What you will do: Copy the data below exactly, omitting any picture it contains.

....................

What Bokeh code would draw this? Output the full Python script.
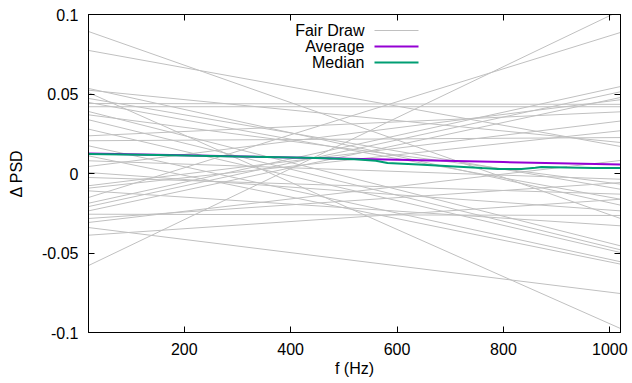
from bokeh.plotting import figure
from bokeh.models import Range1d, LinearAxis, FixedTicker, Label
from bokeh.embed import file_html
from bokeh.resources import INLINE

# ---------------- data ----------------
x_ends = [20, 1020]

fair_left = [0.0893, 0.0774, 0.0509, -0.0579, -0.0151, -0.0340, 0.0535, 0.0524,
             0.0472, 0.0447, 0.0420, 0.0390, 0.0369, 0.0338, 0.0279, 0.0237,
             0.0206, 0.0174, 0.0111, 0.0080, 0.0044, 0.0006, -0.0025, -0.0077,
             -0.0092, -0.0109, -0.0187, -0.0208, -0.0235, -0.0256, -0.0283,
             -0.0308, -0.0388, 0.0440]
fair_right = [-0.0283, 0.0170, -0.0975, 0.1025, 0.0887, -0.0755, -0.0199, 0.0195,
              -0.0099, -0.0162, 0.0420, -0.0455, -0.0067, -0.0480, -0.0497, 0.0388,
              0.0226, -0.0555, -0.0570, -0.0036, 0.0464, -0.0235, -0.0130, 0.0330,
              0.0269, -0.0329, 0.0547, 0.0514, 0.0478, -0.0264, -0.0057,
              0.0082, -0.0162, 0.0435]

avg_x = [20, 200, 400, 600, 800, 1020]
avg_y = [0.0126, 0.0114, 0.0101, 0.0087, 0.0072, 0.0056]

med_x = [20, 150, 300, 450, 520, 560, 582, 640, 708, 760, 789, 834, 860,
         871, 920, 970, 1020]
med_y = [0.0123, 0.0116, 0.0107, 0.0097, 0.0089, 0.0080, 0.0066, 0.0056,
         0.0044, 0.0034, 0.0029, 0.0029, 0.0036, 0.0041, 0.0037, 0.0034,
         0.0034]

x_ticks = [200, 400, 600, 800, 1000]
y_ticks = [-0.1, -0.05, 0, 0.05, 0.1]
y_tick_labels = ["-0.1", "-0.05", "0", "0.05", "0.1"]

legend_names = ["Fair Draw", "Average", "Median"]
legend_colors = ["#c0c0c0", "#9400d3", "#009e73"]
legend_widths = [1, 2, 2]

# ---------------- figure ----------------
FONT = "Liberation Sans"
XMIN, XMAX, YMIN, YMAX = 20, 1020, -0.1, 0.1
W, H = 632, 383
BL, BR, BT, BB = 88, 12, 14, 51
FW, FH = W - BL - BR, H - BT - BB

p = figure(width=W, height=H, output_backend="svg", toolbar_location=None,
           x_range=Range1d(XMIN, XMAX), y_range=Range1d(YMIN, YMAX),
           min_border_left=BL, min_border_right=BR, min_border_top=BT,
           min_border_bottom=BB)
p.grid.visible = False
p.outline_line_color = "black"
p.outline_line_width = 1
p.background_fill_color = "white"
p.border_fill_color = "white"

for ax in (p.xaxis[0], p.yaxis[0]):
    ax.major_tick_in = 6
    ax.major_tick_out = 0
    ax.minor_tick_line_color = None
    ax.axis_line_color = "black"
    ax.major_tick_line_color = "black"
    ax.major_label_text_font = FONT
    ax.major_label_text_font_size = "16px"
    ax.major_label_text_color = "black"
    ax.axis_label_text_font = FONT
    ax.axis_label_text_font_size = "16px"
    ax.axis_label_text_font_style = "normal"
    ax.axis_label_text_color = "black"

p.xaxis.ticker = FixedTicker(ticks=x_ticks)
p.yaxis.ticker = FixedTicker(ticks=y_ticks)
p.yaxis.major_label_overrides = {t: s for t, s in zip(y_ticks, y_tick_labels)}
p.xaxis.axis_label = "f (Hz)"
p.yaxis.axis_label = "\u0394 PSD"
p.xaxis.major_label_standoff = 10
p.yaxis.major_label_standoff = 10
p.xaxis.axis_label_standoff = 2
p.yaxis.axis_label_standoff = 14

# mirrored ticks (labels not drawn)
for loc, tk in (("above", x_ticks), ("right", y_ticks)):
    ax = LinearAxis(ticker=FixedTicker(ticks=tk), major_tick_in=6, major_tick_out=0,
                    minor_tick_line_color=None, axis_line_color="black",
                    major_label_text_font_size="1px", major_label_text_color=None,
                    major_label_standoff=0)
    p.add_layout(ax, loc)

# fair draws
xs = [x_ends for _ in fair_left]
ys = [[a, b] for a, b in zip(fair_left, fair_right)]
p.multi_line(xs, ys, line_color=legend_colors[0], line_width=1)

p.line(avg_x, avg_y, line_color=legend_colors[1], line_width=2)
p.line(med_x, med_y, line_color=legend_colors[2], line_width=2)

# legend (gnuplot-style: text right-aligned, sample on the right)
def dx(px):
    return XMIN + (px - BL) / FW * (XMAX - XMIN)

def dy(py):
    return YMAX - (py - BT) / FH * (YMAX - YMIN)

for i, (name, col, lw) in enumerate(zip(legend_names, legend_colors, legend_widths)):
    ypx = 30 + 16 * i
    p.add_layout(Label(x=dx(364), y=dy(ypx), text=name, text_align="right",
                       text_baseline="middle", text_font=FONT,
                       text_font_size="16px", text_color="black"))
    p.segment(x0=[dx(374)], y0=[dy(ypx)], x1=[dx(418)], y1=[dy(ypx)],
              line_color=col, line_width=lw)

open("out.html", "w").write(file_html(p, INLINE))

....................

Completed task:
What Bokeh code would draw this? Output the full Python script.
from bokeh.plotting import figure
from bokeh.models import Range1d, LinearAxis, FixedTicker, Label
from bokeh.embed import file_html
from bokeh.resources import INLINE

# ---------------- data ----------------
x_ends = [20, 1020]

fair_left = [0.0893, 0.0774, 0.0509, -0.0579, -0.0151, -0.0340, 0.0535, 0.0524,
             0.0472, 0.0447, 0.0420, 0.0390, 0.0369, 0.0338, 0.0279, 0.0237,
             0.0206, 0.0174, 0.0111, 0.0080, 0.0044, 0.0006, -0.0025, -0.0077,
             -0.0092, -0.0109, -0.0187, -0.0208, -0.0235, -0.0256, -0.0283,
             -0.0308, -0.0388, 0.0440]
fair_right = [-0.0283, 0.0170, -0.0975, 0.1025, 0.0887, -0.0755, -0.0199, 0.0195,
              -0.0099, -0.0162, 0.0420, -0.0455, -0.0067, -0.0480, -0.0497, 0.0388,
              0.0226, -0.0555, -0.0570, -0.0036, 0.0464, -0.0235, -0.0130, 0.0330,
              0.0269, -0.0329, 0.0547, 0.0514, 0.0478, -0.0264, -0.0057,
              0.0082, -0.0162, 0.0435]

avg_x = [20, 200, 400, 600, 800, 1020]
avg_y = [0.0126, 0.0114, 0.0101, 0.0087, 0.0072, 0.0056]

med_x = [20, 150, 300, 450, 520, 560, 582, 640, 708, 760, 789, 834, 860,
         871, 920, 970, 1020]
med_y = [0.0123, 0.0116, 0.0107, 0.0097, 0.0089, 0.0080, 0.0066, 0.0056,
         0.0044, 0.0034, 0.0029, 0.0029, 0.0036, 0.0041, 0.0037, 0.0034,
         0.0034]

x_ticks = [200, 400, 600, 800, 1000]
y_ticks = [-0.1, -0.05, 0, 0.05, 0.1]
y_tick_labels = ["-0.1", "-0.05", "0", "0.05", "0.1"]

legend_names = ["Fair Draw", "Average", "Median"]
legend_colors = ["#c0c0c0", "#9400d3", "#009e73"]
legend_widths = [1, 2, 2]

# ---------------- figure ----------------
FONT = "Liberation Sans"
XMIN, XMAX, YMIN, YMAX = 20, 1020, -0.1, 0.1
W, H = 632, 383
BL, BR, BT, BB = 88, 12, 14, 51
FW, FH = W - BL - BR, H - BT - BB

p = figure(width=W, height=H, output_backend="svg", toolbar_location=None,
           x_range=Range1d(XMIN, XMAX), y_range=Range1d(YMIN, YMAX),
           min_border_left=BL, min_border_right=BR, min_border_top=BT,
           min_border_bottom=BB)
p.grid.visible = False
p.outline_line_color = "black"
p.outline_line_width = 1
p.background_fill_color = "white"
p.border_fill_color = "white"

for ax in (p.xaxis[0], p.yaxis[0]):
    ax.major_tick_in = 6
    ax.major_tick_out = 0
    ax.minor_tick_line_color = None
    ax.axis_line_color = "black"
    ax.major_tick_line_color = "black"
    ax.major_label_text_font = FONT
    ax.major_label_text_font_size = "16px"
    ax.major_label_text_color = "black"
    ax.axis_label_text_font = FONT
    ax.axis_label_text_font_size = "16px"
    ax.axis_label_text_font_style = "normal"
    ax.axis_label_text_color = "black"

p.xaxis.ticker = FixedTicker(ticks=x_ticks)
p.yaxis.ticker = FixedTicker(ticks=y_ticks)
p.yaxis.major_label_overrides = {t: s for t, s in zip(y_ticks, y_tick_labels)}
p.xaxis.axis_label = "f (Hz)"
p.yaxis.axis_label = "\u0394 PSD"
p.xaxis.major_label_standoff = 10
p.yaxis.major_label_standoff = 10
p.xaxis.axis_label_standoff = 2
p.yaxis.axis_label_standoff = 14

# mirrored ticks (labels not drawn)
for loc, tk in (("above", x_ticks), ("right", y_ticks)):
    ax = LinearAxis(ticker=FixedTicker(ticks=tk), major_tick_in=6, major_tick_out=0,
                    minor_tick_line_color=None, axis_line_color="black",
                    major_label_text_font_size="1px", major_label_text_color=None,
                    major_label_standoff=0)
    p.add_layout(ax, loc)

# fair draws
xs = [x_ends for _ in fair_left]
ys = [[a, b] for a, b in zip(fair_left, fair_right)]
p.multi_line(xs, ys, line_color=legend_colors[0], line_width=1)

p.line(avg_x, avg_y, line_color=legend_colors[1], line_width=2)
p.line(med_x, med_y, line_color=legend_colors[2], line_width=2)

# legend (gnuplot-style: text right-aligned, sample on the right)
def dx(px):
    return XMIN + (px - BL) / FW * (XMAX - XMIN)

def dy(py):
    return YMAX - (py - BT) / FH * (YMAX - YMIN)

for i, (name, col, lw) in enumerate(zip(legend_names, legend_colors, legend_widths)):
    ypx = 30 + 16 * i
    p.add_layout(Label(x=dx(364), y=dy(ypx), text=name, text_align="right",
                       text_baseline="middle", text_font=FONT,
                       text_font_size="16px", text_color="black"))
    p.segment(x0=[dx(374)], y0=[dy(ypx)], x1=[dx(418)], y1=[dy(ypx)],
              line_color=col, line_width=lw)

open("out.html", "w").write(file_html(p, INLINE))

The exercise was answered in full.